About SIP

This is a simple strategy for accumulating wealth over a period by investing regularly at a fixed interval of time in mutual fund schemes, this is similar to the concept of recurring deposits scheme, but this being in equity comes with a relatively higher risk and higher return than the recurring deposits.
What is Systematic Investment Plan?
An investor commits to invest a specific amount for a continuous period at regular intervals, this ensures that he gets more units when prices are low and fewer units when prices are high. This works on the principle of rupee cost averaging when invested at different levels and automatically participate in the swings of the market.

Advantages of Systematic Investment Plan

Compounding: To avail the benefit of power of compounding one must start early and invest regularly.
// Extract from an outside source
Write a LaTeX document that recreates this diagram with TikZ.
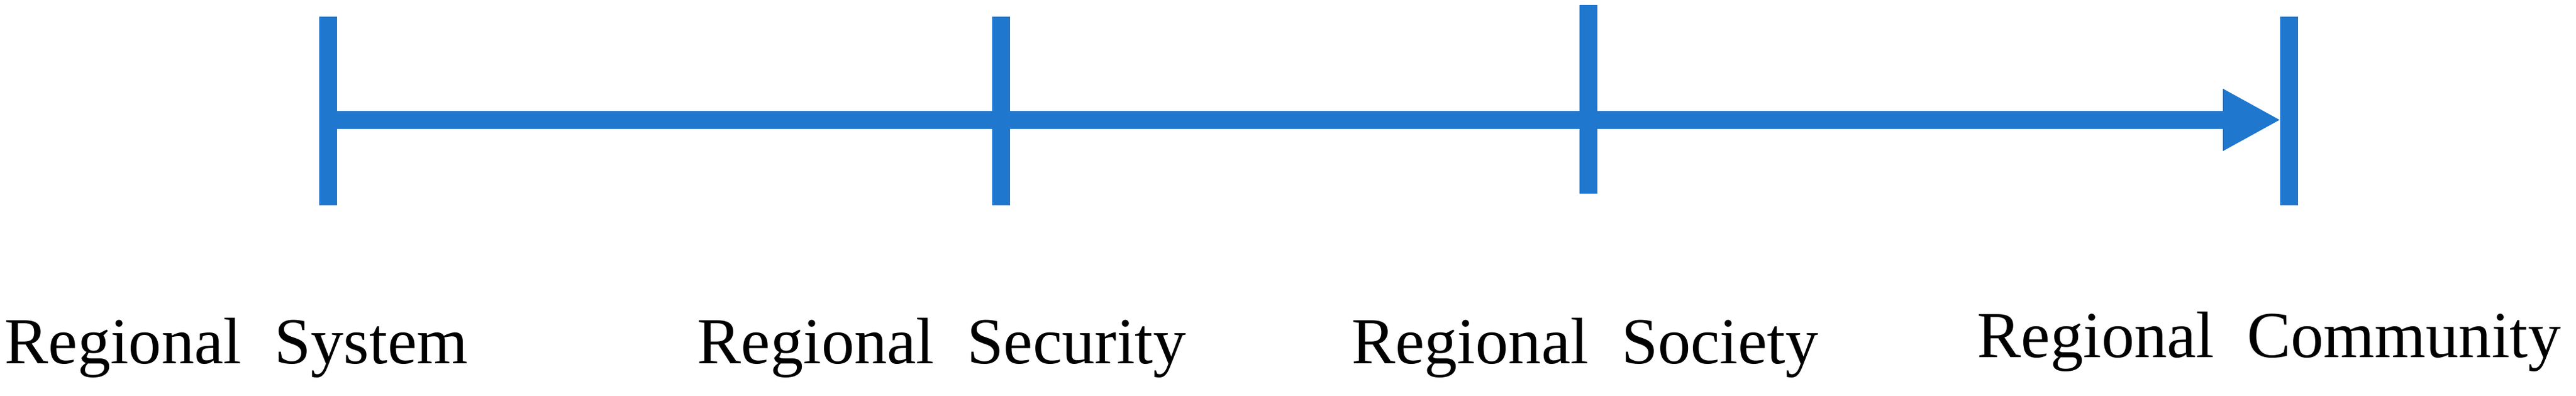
\documentclass[tikz,border=0pt]{standalone}
\usepackage{fontspec}
\setmainfont{Liberation Serif}
\usetikzlibrary{arrows.meta}
\definecolor{lineblue}{RGB}{31,119,206}
\begin{document}
\begin{tikzpicture}[x=0.3125pt,y=-0.3125pt,
  tick/.style={draw=lineblue,line width=3.4pt},
  lab/.style={font=\fontsize{12.5pt}{15pt}\selectfont,anchor=center}]
\useasboundingbox (0,0) rectangle (1570,241);
\coordinate (t1a) at (200,10); \coordinate (t1b) at (200,125);
\coordinate (t2a) at (610,10); \coordinate (t2b) at (610,125);
\coordinate (t3a) at (968,3); \coordinate (t3b) at (968,118);
\coordinate (t4a) at (1395,10); \coordinate (t4b) at (1395,125);
\draw[tick] (t1a) -- (t1b);
\draw[tick] (t2a) -- (t2b);
\draw[tick] (t3a) -- (t3b);
\draw[tick] (t4a) -- (t4b);
\coordinate (s) at (200,73); \coordinate (e) at (1390,73);
\draw[draw=lineblue,line width=3.4pt,-{Triangle[length=11pt,width=11pt]}] (s) -- (e);
\node[lab] (l1) at (144,212) {Regional\ \ System};
\node[lab] (l2) at (574,212) {Regional\ \ Security};
\node[lab] (l3) at (966,212) {Regional\ \ Society};
\node[lab] (l4) at (1383,208) {Regional\ \ Community};
\end{tikzpicture}
\end{document}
A delayed investment will lead to greater financial burden to meet the required goals. At early-stage lower investment is required where as more investment is needed at a later stage to accumulate the same planned corpus.
Rupee-Cost averaging: It means averaging the cost price of your investments. SIP helps in averaging the cost as equal amount is invested regularly every month at different NAVs. SIP works well in a volatile market as in the months where markets are down you get a greater number of units as the NAV is down and when the markets are up you get a smaller number of units.
Convenience: It is very easy to start an SIP, you need to plan your saving wisely and keep aside some amount of money every month for investing in funds. It is always better to start at an early age with small amount and increase the same from time to time. If you have not invested yet, start now without any delay, waiting for the right time to invest can lead to missed opportunity. One can take the benefit of SIP only, when you choose the right schemes and be faithful and continue to stick to it, without any deviations.